§ Task to carry out
Exactly as written, write out the lines below from the first to the one containing "above=0pt of m21]", inclusive. Pictures do not belong in the copy.

**********

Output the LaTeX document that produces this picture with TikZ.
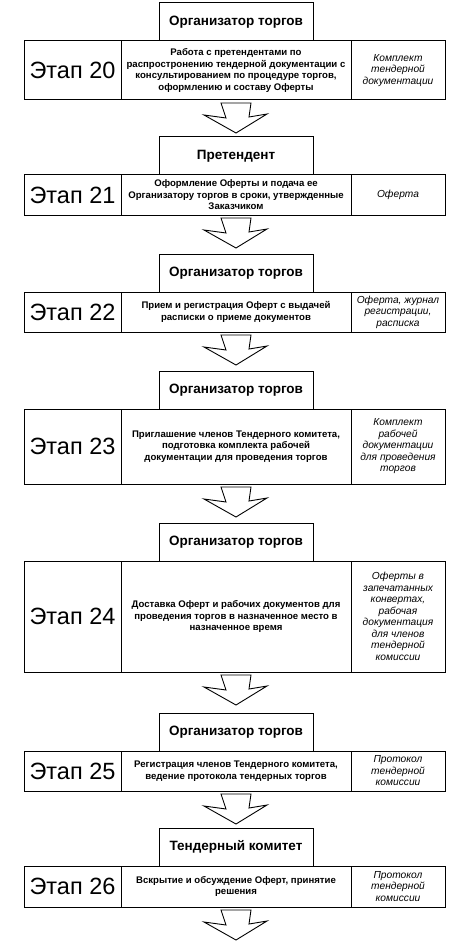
\documentclass[tikz,border=0pt]{standalone}
\usepackage{fontspec}
\setmainfont{Liberation Sans}
\usetikzlibrary{positioning}

\tikzset{
    cell/.style={draw, line width=1pt, outer sep=0pt, inner sep=2pt},
    stagebox/.style={cell, minimum width=97pt, font=\fontsize{23.5}{26}\selectfont},
    taskbox/.style={cell, minimum width=230pt, align=center, font=\fontsize{9.6}{11.5}\selectfont\bfseries},
    docbox/.style={cell, minimum width=94pt, align=center, font=\fontsize{10.2}{11.5}\selectfont\itshape},
    actorbox/.style={cell, minimum width=154pt, minimum height=38pt, font=\fontsize{13.5}{15}\selectfont\bfseries},
    downarrow/.pic={
        \draw [line width=0.9pt, line join=miter] (-15,0) -- (-10,15) -- (-32,12) -- (0,30) -- (31,11) -- (13,14) -- (15,0) -- cycle;
    }
}

\begin{document}
\begin{tikzpicture}[x=1pt, y=-1pt]
    \useasboundingbox (0,0) rectangle (475,952);

    % stage 20
    \node[taskbox, minimum height=59pt] (m20) at (236,70.5) {Работа с претендентами по\\распростронению тендерной документации с\\консультированием по процедуре торгов,\\оформлению и составу Оферты};
    \node[stagebox, minimum height=59pt, left=0pt of m20] (s20) {Этап 20};
    \node[docbox, minimum height=59pt, right=0pt of m20] (d20) {Комплект\\тендерной\\документации};
    \node[actorbox, above=0pt of m20] (a20) {Организатор торгов};

    % stage 21
    \node[taskbox, minimum height=40pt] (m21) at (236,195) {Оформление Оферты и подача ее\\Организатору торгов в сроки, утвержденные\\Заказчиком};
    \node[stagebox, minimum height=40pt, left=0pt of m21] (s21) {Этап 21};
    \node[docbox, minimum height=40pt, right=0pt of m21] (d21) {Оферта};
    \node[actorbox, above=0pt of m21] (a21) {Претендент};

    % stage 22
    \node[taskbox, minimum height=40pt] (m22) at (236,312) {Прием и регистрация Оферт с выдачей\\расписки о приеме документов};
    \node[stagebox, minimum height=40pt, left=0pt of m22] (s22) {Этап 22};
    \node[docbox, minimum height=40pt, right=0pt of m22] (d22) {Оферта, журнал\\регистрации,\\расписка};
    \node[actorbox, above=0pt of m22] (a22) {Организатор торгов};

    % stage 23
    \node[taskbox, minimum height=75pt] (m23) at (236,446.5) {Приглашение членов Тендерного комитета,\\подготовка комплекта рабочей\\документации для проведения торгов};
    \node[stagebox, minimum height=75pt, left=0pt of m23] (s23) {Этап 23};
    \node[docbox, minimum height=75pt, right=0pt of m23] (d23) {Комплект\\рабочей\\документации\\для проведения\\торгов};
    \node[actorbox, above=0pt of m23] (a23) {Организатор торгов};

    % stage 24
    \node[taskbox, minimum height=111pt] (m24) at (236,616.5) {Доставка Оферт и рабочих документов для\\проведения торгов в назначенное место в\\назначенное время};
    \node[stagebox, minimum height=111pt, left=0pt of m24] (s24) {Этап 24};
    \node[docbox, minimum height=111pt, right=0pt of m24] (d24) {Оферты в\\запечатанных\\конвертах,\\рабочая\\документация\\для членов\\тендерной\\комиссии};
    \node[actorbox, above=0pt of m24] (a24) {Организатор торгов};

    % stage 25
    \node[taskbox, minimum height=40pt] (m25) at (236,771) {Регистрация членов Тендерного комитета,\\ведение протокола тендерных торгов};
    \node[stagebox, minimum height=40pt, left=0pt of m25] (s25) {Этап 25};
    \node[docbox, minimum height=40pt, right=0pt of m25] (d25) {Протокол\\тендерной\\комиссии};
    \node[actorbox, above=0pt of m25] (a25) {Организатор торгов};

    % stage 26
    \node[taskbox, minimum height=41pt] (m26) at (236,886.5) {Вскрытие и обсуждение Оферт, принятие\\решения};
    \node[stagebox, minimum height=41pt, left=0pt of m26] (s26) {Этап 26};
    \node[docbox, minimum height=41pt, right=0pt of m26] (d26) {Протокол\\тендерной\\комиссии};
    \node[actorbox, above=0pt of m26] (a26) {Тендерный комитет};

    % arrows between stages
    \foreach \i in {20,...,26} {
        \pic at ([yshift=-3pt]m\i.south) {downarrow};
    }
\end{tikzpicture}
\end{document}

**********

§ Solution for this task
Output the LaTeX document that produces this picture with TikZ.
\documentclass[tikz,border=0pt]{standalone}
\usepackage{fontspec}
\setmainfont{Liberation Sans}
\usetikzlibrary{positioning}

\tikzset{
    cell/.style={draw, line width=1pt, outer sep=0pt, inner sep=2pt},
    stagebox/.style={cell, minimum width=97pt, font=\fontsize{23.5}{26}\selectfont},
    taskbox/.style={cell, minimum width=230pt, align=center, font=\fontsize{9.6}{11.5}\selectfont\bfseries},
    docbox/.style={cell, minimum width=94pt, align=center, font=\fontsize{10.2}{11.5}\selectfont\itshape},
    actorbox/.style={cell, minimum width=154pt, minimum height=38pt, font=\fontsize{13.5}{15}\selectfont\bfseries},
    downarrow/.pic={
        \draw [line width=0.9pt, line join=miter] (-15,0) -- (-10,15) -- (-32,12) -- (0,30) -- (31,11) -- (13,14) -- (15,0) -- cycle;
    }
}

\begin{document}
\begin{tikzpicture}[x=1pt, y=-1pt]
    \useasboundingbox (0,0) rectangle (475,952);

    % stage 20
    \node[taskbox, minimum height=59pt] (m20) at (236,70.5) {Работа с претендентами по\\распростронению тендерной документации с\\консультированием по процедуре торгов,\\оформлению и составу Оферты};
    \node[stagebox, minimum height=59pt, left=0pt of m20] (s20) {Этап 20};
    \node[docbox, minimum height=59pt, right=0pt of m20] (d20) {Комплект\\тендерной\\документации};
    \node[actorbox, above=0pt of m20] (a20) {Организатор торгов};

    % stage 21
    \node[taskbox, minimum height=40pt] (m21) at (236,195) {Оформление Оферты и подача ее\\Организатору торгов в сроки, утвержденные\\Заказчиком};
    \node[stagebox, minimum height=40pt, left=0pt of m21] (s21) {Этап 21};
    \node[docbox, minimum height=40pt, right=0pt of m21] (d21) {Оферта};
    \node[actorbox, above=0pt of m21] (a21) {Претендент};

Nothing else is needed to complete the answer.